The Hanoi index will double in the next fourteen months from its lowest level in January, said Heather Manners, chief investment officer and fund manager at Prusik, asset managers of Asian equity.
‘Vietnam is a classic example of an emerging market with falling interest rates and falling inflation. I started buying Vietnamese equity at the beginning of the year and I’ve just put in an order to buy more,’ said Manners who has just returned from a visit to South-East Asia.
Vietnam’s small caps equity index, the Hanoi index, fell 87% between its high in 2007 to its low this January. Vietnam’s central bank announced Tuesday it would cut rates further after the government revealed last week that growth had fallen to its lowest in three years.
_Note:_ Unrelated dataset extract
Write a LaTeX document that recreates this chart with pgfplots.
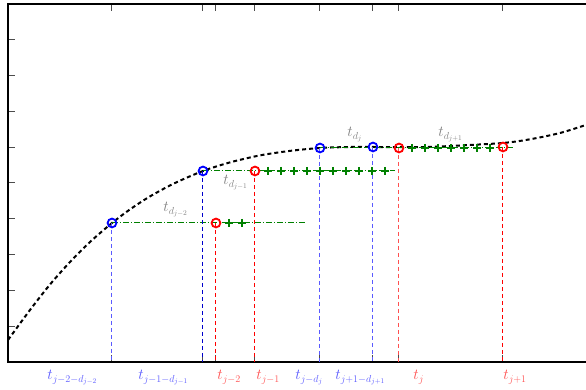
\RequirePackage{fix-cm}
\documentclass[border=0pt]{standalone}
\usepackage{graphicx}
\usepackage{pgfplots}
\pgfplotsset{compat=1.18}
\DeclareMathSizes{20}{20}{13.4}{9.5}
\newcommand{\lab}[1]{\scalebox{0.38}{\fontsize{20}{24}\selectfont$#1$}}
\definecolor{mgreen}{RGB}{0,128,0}
\definecolor{lblue}{RGB}{90,90,255}
\definecolor{lred}{RGB}{255,80,80}
\definecolor{tgray}{RGB}{128,128,128}
\begin{document}
\begin{tikzpicture}
\begin{axis}[
  at={(0,0)}, anchor=south west,
  scale only axis, width=296pt, height=179pt,
  xmin=8, xmax=600, ymin=0, ymax=358,
  xtick={112,203,216,255,320,373,399,503}, xticklabels={},
  ytick={0,35.8,71.6,107.4,143.2,179,214.8,250.6,286.4,322.2,358}, yticklabels={},
  ytick pos=left,
  tick align=inside, major tick length=3.5pt,
  every tick/.style={black!70, line width=0.5pt},
  axis line style={line width=0.8pt},
  clip=true,
]
% curve
\addplot[black, line width=1pt, dash pattern=on 2pt off 1.5pt, smooth] coordinates {
(8,22) (30,52) (50,77.5) (70,100) (90,120) (112,139) (130,152.6) (150,165.6) (175,179)
(203,191) (230,199.6) (260,206.6) (290,211.1) (320,214) (350,215) (373,215)
(399,214.8) (430,215.1) (460,216.5) (503,219) (530,222.7) (560,229) (586,237) (600,241)};
% green horizontal lines
\addplot[mgreen, line width=0.5pt, dash pattern=on 3pt off 1pt on 0.5pt off 1pt] coordinates {(112,139) (307,139)};
\addplot[mgreen, line width=0.5pt, dash pattern=on 3pt off 1pt on 0.5pt off 1pt] coordinates {(203,191) (395,191)};
\addplot[mgreen, line width=0.5pt, dash pattern=on 3pt off 1pt on 0.5pt off 1pt] coordinates {(320,214) (513,214)};
% vertical lines
\addplot[lblue, line width=0.5pt, dash pattern=on 2pt off 1.5pt] coordinates {(112,139) (112,0)};
\addplot[blue!80!black, line width=0.5pt, dash pattern=on 2pt off 1.5pt] coordinates {(203,191) (203,0)};
\addplot[lblue, line width=0.5pt, dash pattern=on 2pt off 1.5pt] coordinates {(320,214) (320,0)};
\addplot[lblue, line width=0.5pt, dash pattern=on 2pt off 1.5pt] coordinates {(373,215) (373,0)};
\addplot[red, line width=0.5pt, dash pattern=on 2pt off 1.5pt] coordinates {(216,139) (216,0)};
\addplot[red, line width=0.5pt, dash pattern=on 2pt off 1.5pt] coordinates {(255,191) (255,0)};
\addplot[lred, line width=0.5pt, dash pattern=on 2pt off 1.5pt] coordinates {(399,214) (399,0)};
\addplot[red, line width=0.5pt, dash pattern=on 2pt off 1.5pt] coordinates {(503,215) (503,0)};
% green plus marks
\addplot[only marks, mgreen, mark=+, mark size=2pt, mark options={line width=0.9pt}] coordinates {
(229,139) (242,139)
(268,191) (281,191) (294,191) (307,191) (320,191) (333,191) (346,191) (359,191) (372,191) (385,191)
(412,214) (425,214) (438,214) (451,214) (464,214) (477,214) (490,214)};
% circles
\addplot[only marks, blue, mark=o, mark size=2.2pt, mark options={line width=0.9pt}] coordinates {
(112,139) (203,191) (320,214) (373,215)};
\addplot[only marks, red, mark=o, mark size=2.2pt, mark options={line width=0.9pt}] coordinates {
(216,139) (255,191) (399,214) (503,215)};
% gray labels
\node[tgray, anchor=base west, inner sep=0pt] at (axis cs:163,150) {\lab{t_{d_{j-2}}}};
\node[tgray, anchor=base west, inner sep=0pt] at (axis cs:223,177) {\lab{t_{d_{j-1}}}};
\node[tgray, anchor=base west, inner sep=0pt] at (axis cs:347,225) {\lab{t_{d_{j}}}};
\node[tgray, anchor=base west, inner sep=0pt] at (axis cs:438,225) {\lab{t_{d_{j+1}}}};
\end{axis}
% bottom labels (pixel positions: x_pt = (px-8)/2, y_pt = (362-py)/2)
\begin{scope}[every node/.style={anchor=base west, inner sep=0pt}]
\node[lblue] at (19.5pt,-9pt) {\lab{t_{j-2-d_{j-2}}}};
\node[lblue] at (65pt,-9pt) {\lab{t_{j-1-d_{j-1}}}};
\node[lred] at (104.5pt,-9pt) {\lab{t_{j-2}}};
\node[lred] at (124pt,-9pt) {\lab{t_{j-1}}};
\node[lblue] at (143.5pt,-9pt) {\lab{t_{j-d_j}}};
\node[lblue] at (163.5pt,-9pt) {\lab{t_{j+1-d_{j+1}}}};
\node[lred] at (202.5pt,-9pt) {\lab{t_{j}}};
\node[lred] at (247.5pt,-9pt) {\lab{t_{j+1}}};
\end{scope}
\pgfresetboundingbox
\path (-4pt,-14pt) rectangle (289pt,181pt);
\end{tikzpicture}
\end{document}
Manners who will increase an 11% exposure in the Prusik Asia fund to as much as 15% ‘any minute’, said there is still ‘time to buy into the correction’ of the stock market which has seen a rally this year.
‘Vietnam is a proper emerging market. The brokers are local, company presentations are patchy, the English language isn’t brilliant and on the streets there are soaring motorbikes everywhere. You won't find a Merrill Lynch or any of the big houses. It’s like going back 20 years.’
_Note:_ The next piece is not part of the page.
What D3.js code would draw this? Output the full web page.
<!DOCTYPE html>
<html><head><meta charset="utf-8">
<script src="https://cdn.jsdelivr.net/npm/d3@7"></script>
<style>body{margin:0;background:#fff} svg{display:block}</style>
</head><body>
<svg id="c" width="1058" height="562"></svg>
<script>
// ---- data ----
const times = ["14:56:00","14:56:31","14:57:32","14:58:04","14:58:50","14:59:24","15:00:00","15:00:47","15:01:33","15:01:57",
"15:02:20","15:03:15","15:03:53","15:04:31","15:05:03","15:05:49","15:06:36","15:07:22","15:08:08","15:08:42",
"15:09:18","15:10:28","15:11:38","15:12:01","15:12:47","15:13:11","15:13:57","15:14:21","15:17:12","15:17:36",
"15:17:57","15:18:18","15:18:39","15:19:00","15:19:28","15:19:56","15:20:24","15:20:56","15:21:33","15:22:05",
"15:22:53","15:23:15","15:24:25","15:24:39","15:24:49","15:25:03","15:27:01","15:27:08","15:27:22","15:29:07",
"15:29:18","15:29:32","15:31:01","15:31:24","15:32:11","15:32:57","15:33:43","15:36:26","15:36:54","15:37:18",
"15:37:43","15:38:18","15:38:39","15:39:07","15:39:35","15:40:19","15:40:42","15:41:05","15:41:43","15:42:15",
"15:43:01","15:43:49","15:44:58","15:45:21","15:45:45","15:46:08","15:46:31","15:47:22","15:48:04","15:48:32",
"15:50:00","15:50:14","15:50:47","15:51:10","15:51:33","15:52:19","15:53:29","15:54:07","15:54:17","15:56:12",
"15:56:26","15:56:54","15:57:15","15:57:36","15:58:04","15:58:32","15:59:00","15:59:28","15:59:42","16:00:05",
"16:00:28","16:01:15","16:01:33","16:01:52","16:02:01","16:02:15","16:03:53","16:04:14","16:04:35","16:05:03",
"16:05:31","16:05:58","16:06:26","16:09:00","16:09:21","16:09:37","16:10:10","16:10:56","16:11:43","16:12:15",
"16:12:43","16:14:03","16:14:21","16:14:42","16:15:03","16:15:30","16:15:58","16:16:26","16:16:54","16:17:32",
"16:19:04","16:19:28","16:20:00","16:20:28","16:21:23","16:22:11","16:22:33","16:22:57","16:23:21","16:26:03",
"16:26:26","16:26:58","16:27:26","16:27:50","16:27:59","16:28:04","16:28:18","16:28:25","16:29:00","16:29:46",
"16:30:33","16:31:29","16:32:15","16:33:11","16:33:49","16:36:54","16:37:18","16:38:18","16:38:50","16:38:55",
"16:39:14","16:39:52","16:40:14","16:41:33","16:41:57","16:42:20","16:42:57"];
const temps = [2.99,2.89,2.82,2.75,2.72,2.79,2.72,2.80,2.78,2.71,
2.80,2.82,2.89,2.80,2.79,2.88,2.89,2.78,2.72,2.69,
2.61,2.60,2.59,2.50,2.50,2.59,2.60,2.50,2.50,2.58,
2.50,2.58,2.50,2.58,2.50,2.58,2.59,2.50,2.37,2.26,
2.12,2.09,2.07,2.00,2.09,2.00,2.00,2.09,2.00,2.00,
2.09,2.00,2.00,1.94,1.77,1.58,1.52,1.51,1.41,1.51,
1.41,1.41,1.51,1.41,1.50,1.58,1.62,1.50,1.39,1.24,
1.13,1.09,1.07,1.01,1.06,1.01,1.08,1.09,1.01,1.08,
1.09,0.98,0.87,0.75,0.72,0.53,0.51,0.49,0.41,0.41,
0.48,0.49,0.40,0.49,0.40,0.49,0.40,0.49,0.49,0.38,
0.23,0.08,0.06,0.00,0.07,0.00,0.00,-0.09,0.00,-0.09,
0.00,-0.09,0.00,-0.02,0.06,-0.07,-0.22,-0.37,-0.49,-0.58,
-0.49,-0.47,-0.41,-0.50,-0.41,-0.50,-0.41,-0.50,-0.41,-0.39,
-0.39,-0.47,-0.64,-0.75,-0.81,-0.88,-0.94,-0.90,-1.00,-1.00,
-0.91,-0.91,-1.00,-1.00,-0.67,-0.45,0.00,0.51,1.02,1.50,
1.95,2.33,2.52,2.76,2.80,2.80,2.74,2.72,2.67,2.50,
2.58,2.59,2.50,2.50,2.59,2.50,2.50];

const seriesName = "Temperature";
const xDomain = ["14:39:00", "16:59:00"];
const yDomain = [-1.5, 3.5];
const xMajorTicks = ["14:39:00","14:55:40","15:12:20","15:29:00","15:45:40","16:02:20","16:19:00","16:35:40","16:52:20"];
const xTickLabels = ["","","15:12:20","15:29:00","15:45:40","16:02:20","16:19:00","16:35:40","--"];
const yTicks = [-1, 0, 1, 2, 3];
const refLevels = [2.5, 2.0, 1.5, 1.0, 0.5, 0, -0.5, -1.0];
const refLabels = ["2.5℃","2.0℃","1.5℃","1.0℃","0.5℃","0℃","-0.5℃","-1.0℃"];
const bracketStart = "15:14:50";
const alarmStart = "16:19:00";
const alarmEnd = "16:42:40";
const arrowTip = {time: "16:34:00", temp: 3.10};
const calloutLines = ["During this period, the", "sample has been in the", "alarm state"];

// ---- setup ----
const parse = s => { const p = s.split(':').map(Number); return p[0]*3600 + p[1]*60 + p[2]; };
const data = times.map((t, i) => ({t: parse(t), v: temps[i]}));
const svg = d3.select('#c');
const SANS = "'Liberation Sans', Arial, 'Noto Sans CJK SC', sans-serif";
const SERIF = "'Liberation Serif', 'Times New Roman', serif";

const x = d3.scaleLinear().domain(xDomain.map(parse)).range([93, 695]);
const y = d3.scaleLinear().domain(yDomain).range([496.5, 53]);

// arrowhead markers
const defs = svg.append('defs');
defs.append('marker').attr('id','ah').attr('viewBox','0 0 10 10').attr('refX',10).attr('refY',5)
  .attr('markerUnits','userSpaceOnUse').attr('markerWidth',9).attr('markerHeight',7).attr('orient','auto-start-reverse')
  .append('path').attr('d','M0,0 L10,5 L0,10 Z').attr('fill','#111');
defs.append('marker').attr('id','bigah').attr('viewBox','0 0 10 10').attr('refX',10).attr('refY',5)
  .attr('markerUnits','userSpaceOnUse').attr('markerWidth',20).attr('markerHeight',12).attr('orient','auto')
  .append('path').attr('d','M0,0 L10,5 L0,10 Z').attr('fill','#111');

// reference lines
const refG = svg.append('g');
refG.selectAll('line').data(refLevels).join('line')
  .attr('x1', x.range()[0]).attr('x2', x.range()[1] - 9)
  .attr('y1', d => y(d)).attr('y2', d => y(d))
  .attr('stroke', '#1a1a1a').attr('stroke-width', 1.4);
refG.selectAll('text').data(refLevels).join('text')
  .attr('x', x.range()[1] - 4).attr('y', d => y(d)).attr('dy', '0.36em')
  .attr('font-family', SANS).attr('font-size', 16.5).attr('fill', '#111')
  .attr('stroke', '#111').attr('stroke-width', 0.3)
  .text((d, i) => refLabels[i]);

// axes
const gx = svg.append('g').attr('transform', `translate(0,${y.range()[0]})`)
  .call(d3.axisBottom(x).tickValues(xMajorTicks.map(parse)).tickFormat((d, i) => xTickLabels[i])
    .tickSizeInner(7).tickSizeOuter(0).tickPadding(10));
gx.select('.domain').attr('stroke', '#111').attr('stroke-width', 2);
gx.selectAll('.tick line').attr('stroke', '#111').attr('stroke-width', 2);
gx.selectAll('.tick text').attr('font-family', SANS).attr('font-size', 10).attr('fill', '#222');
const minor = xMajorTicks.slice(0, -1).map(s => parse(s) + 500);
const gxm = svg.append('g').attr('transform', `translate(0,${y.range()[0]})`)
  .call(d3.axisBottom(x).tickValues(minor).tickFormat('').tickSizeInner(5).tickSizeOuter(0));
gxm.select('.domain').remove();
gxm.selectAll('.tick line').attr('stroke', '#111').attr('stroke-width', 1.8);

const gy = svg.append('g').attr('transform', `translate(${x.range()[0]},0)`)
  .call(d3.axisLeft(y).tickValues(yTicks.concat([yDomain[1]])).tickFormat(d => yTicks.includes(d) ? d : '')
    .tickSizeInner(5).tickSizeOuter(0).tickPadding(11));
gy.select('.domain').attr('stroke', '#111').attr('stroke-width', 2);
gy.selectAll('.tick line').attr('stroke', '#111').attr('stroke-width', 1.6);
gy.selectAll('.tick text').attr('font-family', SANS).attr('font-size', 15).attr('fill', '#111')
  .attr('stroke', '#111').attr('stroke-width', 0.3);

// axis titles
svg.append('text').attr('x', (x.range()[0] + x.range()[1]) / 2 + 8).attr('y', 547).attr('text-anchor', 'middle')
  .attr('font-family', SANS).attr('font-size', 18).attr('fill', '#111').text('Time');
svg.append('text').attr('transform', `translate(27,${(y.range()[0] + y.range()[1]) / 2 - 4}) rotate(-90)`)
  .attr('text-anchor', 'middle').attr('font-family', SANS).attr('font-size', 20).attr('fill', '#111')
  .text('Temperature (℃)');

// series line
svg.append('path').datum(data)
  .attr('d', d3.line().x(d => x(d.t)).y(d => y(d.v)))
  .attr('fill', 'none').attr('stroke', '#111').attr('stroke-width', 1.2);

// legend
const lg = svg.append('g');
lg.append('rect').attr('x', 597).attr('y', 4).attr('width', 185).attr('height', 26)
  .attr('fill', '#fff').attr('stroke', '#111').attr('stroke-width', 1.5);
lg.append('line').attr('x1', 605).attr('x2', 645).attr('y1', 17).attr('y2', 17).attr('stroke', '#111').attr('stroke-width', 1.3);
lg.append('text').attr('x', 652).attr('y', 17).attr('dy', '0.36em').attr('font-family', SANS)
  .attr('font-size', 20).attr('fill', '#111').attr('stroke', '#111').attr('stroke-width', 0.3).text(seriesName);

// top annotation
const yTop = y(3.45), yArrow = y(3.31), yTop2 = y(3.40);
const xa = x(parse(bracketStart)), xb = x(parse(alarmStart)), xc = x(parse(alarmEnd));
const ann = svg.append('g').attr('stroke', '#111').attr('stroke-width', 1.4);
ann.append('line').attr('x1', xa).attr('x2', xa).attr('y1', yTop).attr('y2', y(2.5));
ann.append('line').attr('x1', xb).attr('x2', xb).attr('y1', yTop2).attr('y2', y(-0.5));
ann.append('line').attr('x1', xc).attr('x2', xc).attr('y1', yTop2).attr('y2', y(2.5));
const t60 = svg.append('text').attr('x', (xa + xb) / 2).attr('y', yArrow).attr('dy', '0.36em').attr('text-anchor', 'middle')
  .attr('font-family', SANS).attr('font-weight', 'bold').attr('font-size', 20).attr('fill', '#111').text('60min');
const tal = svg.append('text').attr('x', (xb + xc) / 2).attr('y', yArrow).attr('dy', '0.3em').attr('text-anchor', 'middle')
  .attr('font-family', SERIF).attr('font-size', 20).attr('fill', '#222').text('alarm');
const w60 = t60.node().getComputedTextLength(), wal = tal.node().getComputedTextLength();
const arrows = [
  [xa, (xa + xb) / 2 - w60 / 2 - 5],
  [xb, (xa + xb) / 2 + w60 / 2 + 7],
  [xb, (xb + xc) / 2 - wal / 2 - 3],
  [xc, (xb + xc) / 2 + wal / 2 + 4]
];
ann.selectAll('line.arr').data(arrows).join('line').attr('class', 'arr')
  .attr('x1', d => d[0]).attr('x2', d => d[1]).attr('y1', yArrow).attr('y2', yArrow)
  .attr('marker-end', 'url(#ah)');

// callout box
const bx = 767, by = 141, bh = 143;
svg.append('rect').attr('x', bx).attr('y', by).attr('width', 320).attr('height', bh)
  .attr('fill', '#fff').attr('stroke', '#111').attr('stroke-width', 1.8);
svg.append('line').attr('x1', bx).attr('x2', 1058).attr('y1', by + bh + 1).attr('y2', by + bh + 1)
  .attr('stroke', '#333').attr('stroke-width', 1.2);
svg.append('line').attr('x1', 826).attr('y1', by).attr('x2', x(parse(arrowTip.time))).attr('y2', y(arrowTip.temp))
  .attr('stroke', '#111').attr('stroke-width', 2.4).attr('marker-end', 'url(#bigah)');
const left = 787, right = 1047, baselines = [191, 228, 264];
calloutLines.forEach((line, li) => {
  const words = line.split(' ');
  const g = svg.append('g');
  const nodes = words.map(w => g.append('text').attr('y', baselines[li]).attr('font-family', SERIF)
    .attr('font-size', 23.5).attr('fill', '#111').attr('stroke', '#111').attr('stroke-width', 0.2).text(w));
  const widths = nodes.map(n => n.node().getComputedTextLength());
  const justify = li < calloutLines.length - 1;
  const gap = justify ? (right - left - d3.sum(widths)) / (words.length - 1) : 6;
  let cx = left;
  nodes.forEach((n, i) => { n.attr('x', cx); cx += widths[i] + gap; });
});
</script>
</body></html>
The country’s economy is mainly in agriculture and manufacturing. Its main export are garments to the US for which it imports textiles from China.
Vietnam equity hedge fund manager and chief executive of PXP Vietnam Asset Management, Kevin Snowball told Citywire Global earlier this week that a weaker dollar and a stronger Chinese currency stands to benefit the Vietnamese economy.
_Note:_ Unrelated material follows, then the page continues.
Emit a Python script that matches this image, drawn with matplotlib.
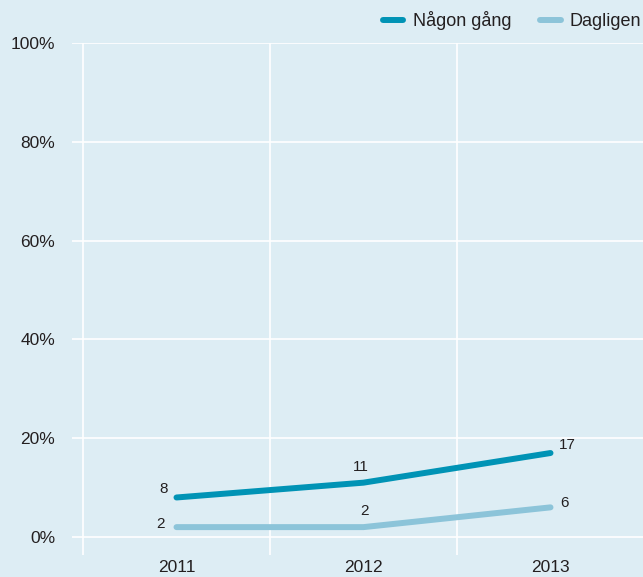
import matplotlib
matplotlib.use("Agg")
import matplotlib.pyplot as plt

years = ["2011", "2012", "2013"]
nagon_gang = [8, 11, 17]
dagligen = [2, 2, 6]
y_ticks = [0, 20, 40, 60, 80, 100]
y_labels = ["0%", "20%", "40%", "60%", "80%", "100%"]

BG = "#ddedf4"
DARK = "#0093b5"
LIGHT = "#8cc4d9"
TEXT = "#231f20"

plt.rcParams["font.family"] = ["Liberation Sans", "DejaVu Sans"]

fig = plt.figure(figsize=(6.43, 5.77), dpi=100, facecolor=BG)
# axes box: left edge where the horizontal grid starts, right edge at figure edge
ax = fig.add_axes([72 / 643, (577 - 555) / 577, 571 / 643, (555 - 43) / 577])
ax.set_facecolor(BG)

x = list(range(len(years)))
ax.set_xlim(-0.5 - 11 / 187, 2.5 - 1 / 187)
ax.set_ylim(-18 / 4.94, 100)

for y in y_ticks:
    ax.axhline(y, color="white", lw=1.2, zorder=1)
for xv in [-0.5, 0.5, 1.5, 2.5]:
    ax.axvline(xv, color="white", lw=1.2, zorder=1)

ax.plot(x, nagon_gang, color=DARK, lw=4.3, solid_capstyle="round",
        solid_joinstyle="round", zorder=3, label="Någon gång")
ax.plot(x, dagligen, color=LIGHT, lw=4.3, solid_capstyle="round",
        solid_joinstyle="round", zorder=3, label="Dagligen")

# value label offsets (points) per series and year
offsets = {
    "nagon": [(-9.5, 6), (-2, 11), (12, 6)],
    "dag": [(-11.5, 2.5), (0.5, 11.5), (10, 3)],
}
for key, series in (("nagon", nagon_gang), ("dag", dagligen)):
    for i, v in enumerate(series):
        dx, dy = offsets[key][i]
        ax.annotate(str(v), (i, v), xytext=(dx, dy), textcoords="offset points",
                    ha="center", va="center", fontsize=11, color=TEXT)

ax.set_xticks(x)
ax.set_xticklabels(years)
ax.set_yticks(y_ticks)
ax.set_yticklabels(y_labels)
ax.tick_params(axis="both", length=0, labelsize=12.5, colors=TEXT)
ax.tick_params(axis="y", pad=12)
ax.tick_params(axis="x", pad=3.5)
for spine in ax.spines.values():
    spine.set_visible(False)

ax.legend(loc="lower right", bbox_to_anchor=(1.0, 1.021), ncol=2, frameon=False,
          fontsize=13, handlelength=1.15, handletextpad=0.5, columnspacing=1.6,
          borderpad=0.1, borderaxespad=0.0, labelcolor=TEXT)

fig.savefig("out.png", dpi=100, facecolor=BG)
‘If the yuan keeps appreciating and the cost is four or three times higher in China, then outsourcing is continually going to flow towards Vietnam,’ said Snowball who says that demand for a Ucits version of the fund has grown.
Yet Manners says that Vietnam is neither attractive due to a domestic structural turnaround or its links to China’s economy.
‘Don’t get too distracted by China. What really is attractive about Vietnam is its trade links and the developments we’ve been hearing from the ASEAN trade bloc. We could be seeing Cambodian stocks traded in Malaysia and Thailand trading Vietnamese stocks.’
‘Vietnam is more important to China as one of the bridges to the ASEAN trade block.’
The now 10-member Association of Southeast Asian Nations discussed further trade and monetary integration last week at a summit in Cambodia that included talks of a single currency.
Over the past five years, the absolute return focused fund has returned 4.7% compared with the average fund manager in the sector who returned 21% over the same period.